Fortunately, prepaid debit cards exist now; such a card may function for less affluent young folks as the equivalent of the old ‘dowry’ or ‘money tree’.  And I think there are low limit prepaid credit cards too.  Meanwhile, in our increasingly cashless society, interestingly some cities have recently started making laws requiring certain stores to accept cash!

Since the 1970s, we have actually looked upon cash with some suspicion, as if it were going to be used for drug deals or something of the like.  However, some cultures do not think this way.  In Italy, for instance, we are assured that unless we leave our tips in cash, the waiters will never see their ‘service charge’.  And when I was in Russia in 2008, vast amounts of rubles were required to ship things home.  I said at the time that life in Russia was like a huge drug deal, except without any drugs!

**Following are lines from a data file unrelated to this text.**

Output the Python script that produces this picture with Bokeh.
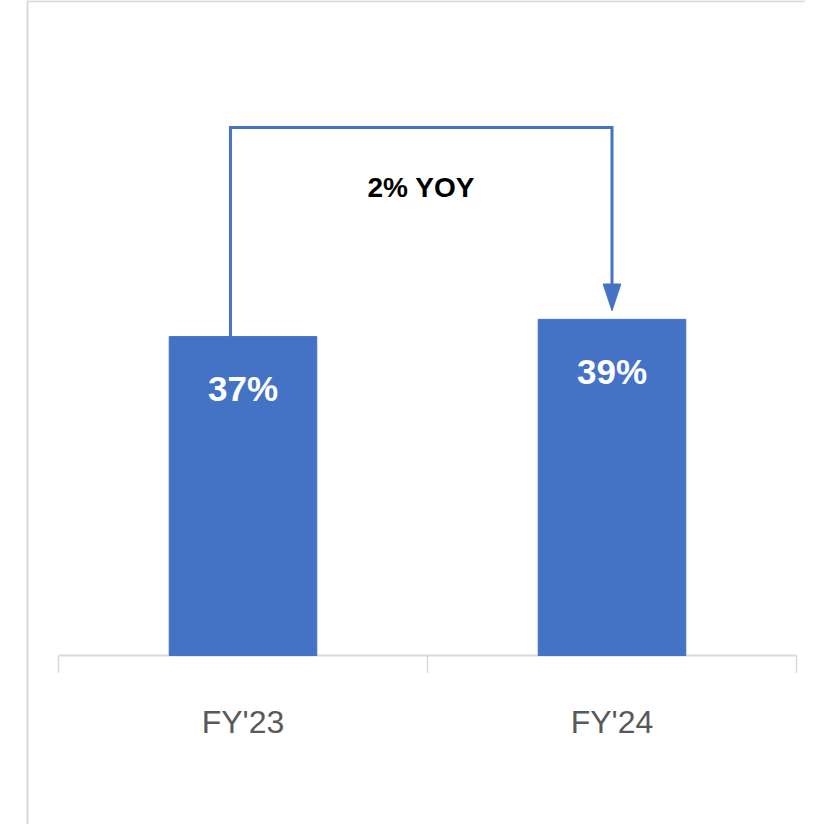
from bokeh.plotting import figure
from bokeh.models import Range1d, FixedTicker
from bokeh.core.properties import value
from bokeh.embed import file_html
from bokeh.resources import INLINE

# ---- data ----
categories = ["FY'23", "FY'24"]
values = [37, 39]
bar_labels = ["37%", "39%"]
yoy_label = "2% YOY"

# ---- style ----
BLUE = "#4472C4"
GRID_GRAY = "#d9d9d9"
LABEL_GRAY = "#595959"
FONT = "Liberation Sans"
BAR_WIDTH = 0.4
ANNOT_LEVEL = 61.25        # height of connector top (data units)
START_DX = -0.034          # connector start offset from first bar centre
TIP_GAP = 1.0              # gap between arrow tip and second bar top
HEAD_LEN = 3.1             # arrow head length (data units)
HEAD_HALF_W = 0.024        # arrow head half width (category units)
X0, X1 = -0.1572, 2.0244
Y0, Y1 = -19.6, 75.99
BORDER_X = -0.084

x_pos = [i + 0.5 for i in range(len(categories))]

p = figure(width=805, height=824,
           x_range=Range1d(X0, X1), y_range=Range1d(Y0, Y1),
           output_backend="svg", toolbar_location=None,
           min_border=0)
p.yaxis.visible = False
p.grid.visible = False
p.outline_line_color = None
p.background_fill_color = "white"
p.border_fill_color = "white"

# x axis labels drawn at the baseline
xa = p.xaxis[0]
xa.fixed_location = 0
xa.ticker = FixedTicker(ticks=x_pos)
xa.major_label_overrides = {x: c for x, c in zip(x_pos, categories)}
xa.axis_line_color = None
xa.major_tick_line_color = None
xa.minor_tick_line_color = None
xa.major_tick_in = 0
xa.major_tick_out = 0
xa.major_label_standoff = 48
xa.major_label_text_font = FONT
xa.major_label_text_font_size = "32px"
xa.major_label_text_color = LABEL_GRAY

# chart-area border (left / top)
p.segment(x0=[BORDER_X], y0=[Y0], x1=[BORDER_X], y1=[Y1], line_color=GRID_GRAY, line_width=2)
p.segment(x0=[BORDER_X], y0=[Y1 - 0.1], x1=[X1], y1=[Y1 - 0.1], line_color=GRID_GRAY, line_width=2)

# axis baseline + boundary ticks
n = len(categories)
p.segment(x0=[0], y0=[0], x1=[n], y1=[0], line_color=GRID_GRAY, line_width=2)
p.segment(x0=list(range(n + 1)), y0=[0] * (n + 1), x1=list(range(n + 1)),
          y1=[-2.0] * (n + 1), line_color=GRID_GRAY, line_width=1.5)

# bars
p.vbar(x=x_pos, top=values, bottom=0, width=BAR_WIDTH, fill_color=BLUE,
       line_color=BLUE)

# bar labels
p.text(x=x_pos, y=values, text=bar_labels, text_color="white",
       text_font=value(FONT), text_font_style="bold", text_font_size="35px",
       text_align="center", text_baseline="middle", y_offset=52)

# connector
x0c = x_pos[0] + START_DX
x1c = x_pos[1]
tip = values[1] + TIP_GAP
p.line(x=[x0c, x0c, x1c, x1c], y=[values[0], ANNOT_LEVEL, ANNOT_LEVEL, tip + HEAD_LEN],
       line_color=BLUE, line_width=3, line_join="miter")
p.patch(x=[x1c - HEAD_HALF_W, x1c + HEAD_HALF_W, x1c],
        y=[tip + HEAD_LEN, tip + HEAD_LEN, tip], fill_color=BLUE, line_color=BLUE)

# YoY label
p.text(x=[(x0c + x1c) / 2], y=[ANNOT_LEVEL], text=[yoy_label], text_color="black",
       text_font=value(FONT), text_font_style="bold", text_font_size="28px",
       text_align="center", text_baseline="middle", y_offset=60)

open("out.html", "w").write(file_html(p, INLINE))
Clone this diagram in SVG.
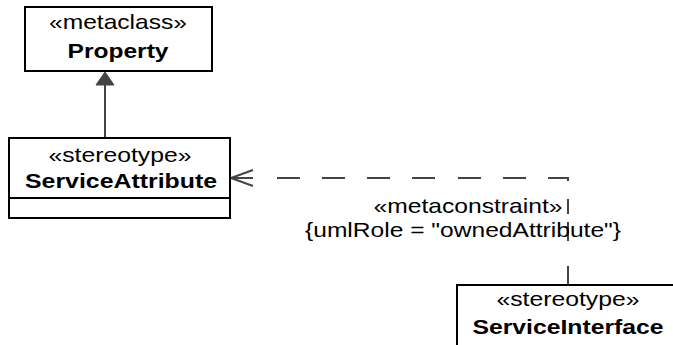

In order to avoid running up huge credit card balances, some people resort to American Express, which requires—like an old-fashioned charge card—paying off the balance at the end of the month.  Amex says, ‘no preset spending limit’, but they still reserve the right to refuse any transaction according to their secret algorithms, which can amount to a cap on spending.

But even if you carry revolving credit cards, it is still possible to live by Romans 13’s  ‘Owe no one anything’. Instead of paying just the minimum, pay the whole balance every month.  Or, if you’ve made a large purchase, pay considerably more than the minimum.  I’m going to be Jesuitical, or Talmudic, here and say that paying off bills within a month does not really constitute ‘borrowing’.  But I can’t think of easily accessible credit, just like I can’t think of easily accessible pornography, as being a good thing for our society.  Clearly, the church has a vital role in teaching its members how to use credit responsibly.  I think it is a major part of what we call ‘discipleship’.  Jesus talked a lot more about money than about sex or even ‘quiet times’.